Zhipu AI's open-weight GLM 5.2 beats Claude Code in IDOR detection at 1/6th cost
Open-weight GLM 5.2 scores 39% F1 on IDORs, beating Claude Code's 32% for $0.17 per bug.
Zhipu AI (Z.ai) released GLM 5.2 on June 13, 2026, with open weights under an MIT license three days later. This Mixture-of-Experts model has 750 billion total parameters (40B active per token) and supports up to 1M tokens of usable context. In Semgrep's IDOR (Insecure Direct Object Reference) detection benchmark, GLM 5.2 scored a 39% F1, beating Claude Code (32%) and all other prompt-only models, including Claude Opus 4.8. Semgrep's own multimodal pipeline achieved 53-61% F1 but relies on a purpose-built harness that does endpoint discovery and context filtering.

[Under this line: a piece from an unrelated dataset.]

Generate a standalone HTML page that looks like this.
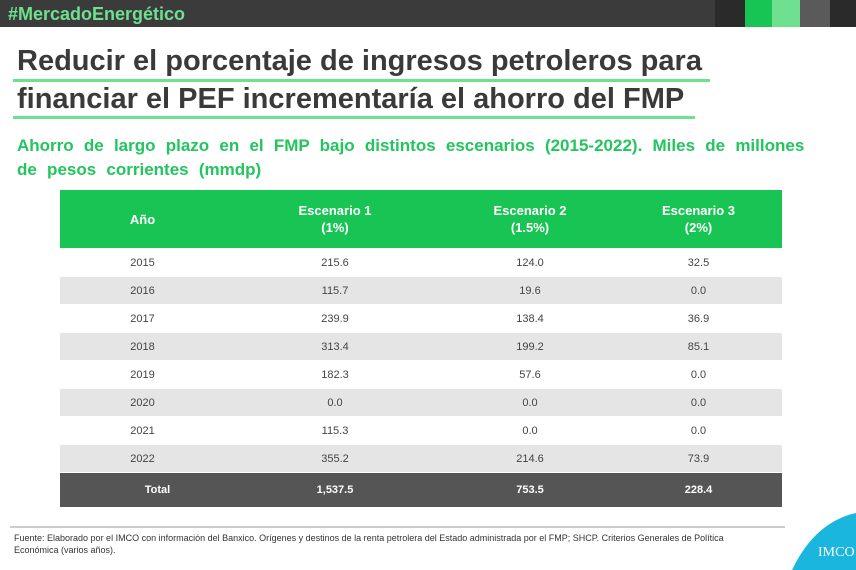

GLM 5.2 ran in a simple Pydantic AI harness with only a basic prompt, no guided navigation. On coding benchmarks, GLM 5.2 posts 81.0 on Terminal-Bench 2.1 (vs. Claude Opus 4.8's 85.0) and 62.1 on SWE-bench Pro, edging closed frontier models. Its inference cost is roughly one-sixth of comparable frontier models, making it a strong candidate for security teams needing open-weight, on-premise deployment.
The result underscores a key insight from Semgrep's experiment: the gap between open-weight and closed models in specialized tasks like vulnerability detection is narrowing, and much of the performance difference previously attributed to the model may actually come from the surrounding harness. GLM 5.2's open-weight nature allows security teams to run it entirely inside their own environments, fine-tune it, and inspect it — a critical advantage for sensitive applications. While the model's training data is not fully open (though Z.ai publishes its RL framework), its competitive coding benchmarks and cost efficiency position it as a viable alternative to expensive frontier APIs. The news arrives at a time when tokenomics is becoming as important as raw capability, and GLM 5.2 is being compared favorably to DeepSeek's open-weight releases.
- GLM 5.2 achieves 39% F1 on Semgrep's IDOR benchmark, beating Claude Code (32%) with a $0.17 per vulnerability cost.
- Mixture-of-Experts design: 750B total parameters, 40B active per token; supports 1M token context; MIT license.
- Coding benchmarks: Terminal-Bench 2.1 score of 81.0 (vs. Claude Opus 4.8's 85.0) and SWE-bench Pro 62.1, edging frontier models.
Why It Matters
Open-weight models now rival closed ones on security tasks, enabling cost-effective, on-premise AI agents for sensitive code analysis.